Goal — Wherever a line holds the string "React", copy that line.

>> BEGIN

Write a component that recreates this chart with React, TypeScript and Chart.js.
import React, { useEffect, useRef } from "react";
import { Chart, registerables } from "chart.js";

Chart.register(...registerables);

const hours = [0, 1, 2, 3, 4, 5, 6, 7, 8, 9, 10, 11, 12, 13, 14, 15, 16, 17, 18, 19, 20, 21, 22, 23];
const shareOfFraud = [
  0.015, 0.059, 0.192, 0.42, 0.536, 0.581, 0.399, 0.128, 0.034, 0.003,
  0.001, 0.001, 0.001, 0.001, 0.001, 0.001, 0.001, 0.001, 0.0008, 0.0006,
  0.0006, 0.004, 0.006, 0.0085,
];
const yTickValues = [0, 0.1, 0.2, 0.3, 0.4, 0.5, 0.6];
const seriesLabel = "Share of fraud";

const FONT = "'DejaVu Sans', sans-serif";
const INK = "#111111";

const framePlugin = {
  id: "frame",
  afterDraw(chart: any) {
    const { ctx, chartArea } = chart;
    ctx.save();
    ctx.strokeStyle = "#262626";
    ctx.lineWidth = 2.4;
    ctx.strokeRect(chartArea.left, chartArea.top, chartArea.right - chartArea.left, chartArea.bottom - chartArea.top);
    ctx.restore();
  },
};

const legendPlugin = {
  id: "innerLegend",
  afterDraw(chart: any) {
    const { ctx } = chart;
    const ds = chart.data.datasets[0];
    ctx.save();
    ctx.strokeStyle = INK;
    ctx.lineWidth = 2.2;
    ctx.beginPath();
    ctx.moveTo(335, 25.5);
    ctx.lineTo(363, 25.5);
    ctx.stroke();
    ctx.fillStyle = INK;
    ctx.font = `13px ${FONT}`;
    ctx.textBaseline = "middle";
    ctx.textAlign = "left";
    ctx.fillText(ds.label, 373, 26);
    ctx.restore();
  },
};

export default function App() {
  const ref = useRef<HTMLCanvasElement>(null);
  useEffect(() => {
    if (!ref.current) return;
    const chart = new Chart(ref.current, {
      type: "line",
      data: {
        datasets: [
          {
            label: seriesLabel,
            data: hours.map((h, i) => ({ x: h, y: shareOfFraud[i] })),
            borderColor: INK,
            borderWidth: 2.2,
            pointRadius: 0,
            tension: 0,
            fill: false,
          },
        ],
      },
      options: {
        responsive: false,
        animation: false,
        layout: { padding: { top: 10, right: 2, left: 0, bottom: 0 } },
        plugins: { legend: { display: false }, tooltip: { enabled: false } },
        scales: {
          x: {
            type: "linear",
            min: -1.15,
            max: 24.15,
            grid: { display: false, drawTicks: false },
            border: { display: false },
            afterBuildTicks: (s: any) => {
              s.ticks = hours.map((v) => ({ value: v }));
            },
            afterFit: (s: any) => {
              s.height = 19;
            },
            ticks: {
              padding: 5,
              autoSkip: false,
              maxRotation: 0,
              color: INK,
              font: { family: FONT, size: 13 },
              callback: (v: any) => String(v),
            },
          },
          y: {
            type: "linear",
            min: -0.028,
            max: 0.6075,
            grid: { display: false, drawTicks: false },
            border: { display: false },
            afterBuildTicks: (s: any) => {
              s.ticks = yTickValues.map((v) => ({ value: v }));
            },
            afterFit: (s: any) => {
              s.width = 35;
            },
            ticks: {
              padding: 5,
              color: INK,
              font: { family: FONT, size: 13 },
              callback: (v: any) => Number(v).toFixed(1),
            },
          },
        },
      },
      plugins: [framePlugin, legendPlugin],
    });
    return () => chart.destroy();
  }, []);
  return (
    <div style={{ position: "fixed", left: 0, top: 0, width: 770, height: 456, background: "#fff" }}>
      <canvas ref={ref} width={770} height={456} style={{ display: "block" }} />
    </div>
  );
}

>> END

Exercise output —
Write a component that recreates this chart with React, TypeScript and Chart.js.
import React, { useEffect, useRef } from "react";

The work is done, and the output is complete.